__WHAT TO WORK ON__: Give again, exactly as written, the lines of the records below from the line with "Emit a Python" to the line with "0.049, 0.039, 0.031]". Both end lines count; pictures do not.

## Start RECORD EXCERPTS

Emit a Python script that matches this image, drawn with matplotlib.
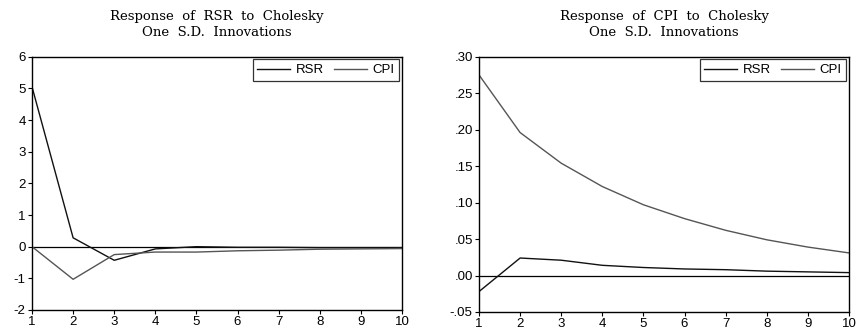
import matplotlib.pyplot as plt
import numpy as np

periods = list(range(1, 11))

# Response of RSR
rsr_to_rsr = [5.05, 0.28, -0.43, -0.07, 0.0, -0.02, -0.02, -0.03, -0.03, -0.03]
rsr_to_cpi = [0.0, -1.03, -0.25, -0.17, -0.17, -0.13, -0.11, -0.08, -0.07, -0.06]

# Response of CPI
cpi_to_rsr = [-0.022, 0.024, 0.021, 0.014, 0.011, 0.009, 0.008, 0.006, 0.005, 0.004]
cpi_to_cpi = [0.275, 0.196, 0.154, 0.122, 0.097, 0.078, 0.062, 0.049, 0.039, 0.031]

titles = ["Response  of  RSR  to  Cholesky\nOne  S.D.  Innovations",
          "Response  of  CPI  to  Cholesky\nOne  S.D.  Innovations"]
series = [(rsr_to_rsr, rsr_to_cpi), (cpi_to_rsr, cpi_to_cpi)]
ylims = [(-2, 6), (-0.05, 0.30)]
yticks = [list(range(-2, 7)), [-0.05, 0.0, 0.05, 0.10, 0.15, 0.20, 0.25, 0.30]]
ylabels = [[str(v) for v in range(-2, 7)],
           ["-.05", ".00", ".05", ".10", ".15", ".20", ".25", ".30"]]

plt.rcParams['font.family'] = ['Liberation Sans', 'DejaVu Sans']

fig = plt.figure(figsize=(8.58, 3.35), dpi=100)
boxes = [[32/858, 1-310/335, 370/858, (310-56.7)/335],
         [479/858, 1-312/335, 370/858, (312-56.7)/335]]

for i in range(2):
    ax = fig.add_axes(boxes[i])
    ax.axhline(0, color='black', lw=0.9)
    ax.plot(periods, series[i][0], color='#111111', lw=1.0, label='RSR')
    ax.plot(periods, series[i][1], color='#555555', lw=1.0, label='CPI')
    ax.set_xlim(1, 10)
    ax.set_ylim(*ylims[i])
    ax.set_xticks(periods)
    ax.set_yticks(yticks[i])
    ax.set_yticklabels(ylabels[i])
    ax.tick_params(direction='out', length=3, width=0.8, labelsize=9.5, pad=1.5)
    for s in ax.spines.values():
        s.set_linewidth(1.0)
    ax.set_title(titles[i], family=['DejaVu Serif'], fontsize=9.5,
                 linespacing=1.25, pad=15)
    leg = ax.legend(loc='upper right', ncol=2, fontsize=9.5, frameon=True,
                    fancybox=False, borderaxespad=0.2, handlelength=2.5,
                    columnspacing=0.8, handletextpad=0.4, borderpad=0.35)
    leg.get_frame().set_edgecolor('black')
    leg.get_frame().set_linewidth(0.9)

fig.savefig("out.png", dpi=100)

## End RECORD EXCERPTS
## Start RECORD EXCERPTS

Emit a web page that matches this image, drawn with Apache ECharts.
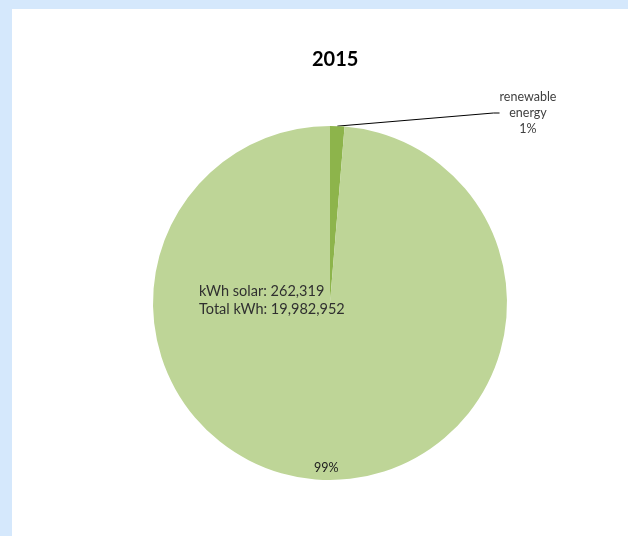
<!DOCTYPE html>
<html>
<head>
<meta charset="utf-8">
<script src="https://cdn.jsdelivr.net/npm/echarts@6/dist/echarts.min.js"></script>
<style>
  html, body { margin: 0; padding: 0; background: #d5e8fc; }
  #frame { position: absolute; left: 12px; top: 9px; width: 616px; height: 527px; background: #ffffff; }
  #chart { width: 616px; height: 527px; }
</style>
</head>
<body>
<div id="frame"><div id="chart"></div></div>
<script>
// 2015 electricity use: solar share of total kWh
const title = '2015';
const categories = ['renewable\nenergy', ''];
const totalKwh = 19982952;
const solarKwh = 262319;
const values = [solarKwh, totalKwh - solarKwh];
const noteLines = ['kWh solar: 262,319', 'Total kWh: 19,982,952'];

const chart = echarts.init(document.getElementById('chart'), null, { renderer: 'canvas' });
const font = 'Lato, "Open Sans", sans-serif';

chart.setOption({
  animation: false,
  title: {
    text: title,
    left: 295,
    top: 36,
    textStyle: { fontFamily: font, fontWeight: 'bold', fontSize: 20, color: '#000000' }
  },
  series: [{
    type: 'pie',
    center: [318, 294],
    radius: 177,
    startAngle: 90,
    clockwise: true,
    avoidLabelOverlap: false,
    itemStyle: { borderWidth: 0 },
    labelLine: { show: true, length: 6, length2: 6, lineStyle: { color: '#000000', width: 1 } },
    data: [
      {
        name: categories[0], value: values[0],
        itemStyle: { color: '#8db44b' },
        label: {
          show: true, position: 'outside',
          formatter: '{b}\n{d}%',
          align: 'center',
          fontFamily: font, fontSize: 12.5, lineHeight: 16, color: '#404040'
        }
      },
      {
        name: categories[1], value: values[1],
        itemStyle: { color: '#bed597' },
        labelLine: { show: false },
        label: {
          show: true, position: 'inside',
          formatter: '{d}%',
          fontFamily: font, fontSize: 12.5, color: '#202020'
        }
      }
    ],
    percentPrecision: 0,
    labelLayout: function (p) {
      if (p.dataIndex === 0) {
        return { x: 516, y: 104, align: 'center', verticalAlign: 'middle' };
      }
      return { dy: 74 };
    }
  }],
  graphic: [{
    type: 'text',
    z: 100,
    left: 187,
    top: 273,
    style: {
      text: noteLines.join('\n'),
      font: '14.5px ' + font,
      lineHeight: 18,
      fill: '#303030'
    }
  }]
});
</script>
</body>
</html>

## End RECORD EXCERPTS

__SOLVED EXERCISE__:
Emit a Python script that matches this image, drawn with matplotlib.
import matplotlib.pyplot as plt
import numpy as np

periods = list(range(1, 11))

# Response of RSR
rsr_to_rsr = [5.05, 0.28, -0.43, -0.07, 0.0, -0.02, -0.02, -0.03, -0.03, -0.03]
rsr_to_cpi = [0.0, -1.03, -0.25, -0.17, -0.17, -0.13, -0.11, -0.08, -0.07, -0.06]

# Response of CPI
cpi_to_rsr = [-0.022, 0.024, 0.021, 0.014, 0.011, 0.009, 0.008, 0.006, 0.005, 0.004]
cpi_to_cpi = [0.275, 0.196, 0.154, 0.122, 0.097, 0.078, 0.062, 0.049, 0.039, 0.031]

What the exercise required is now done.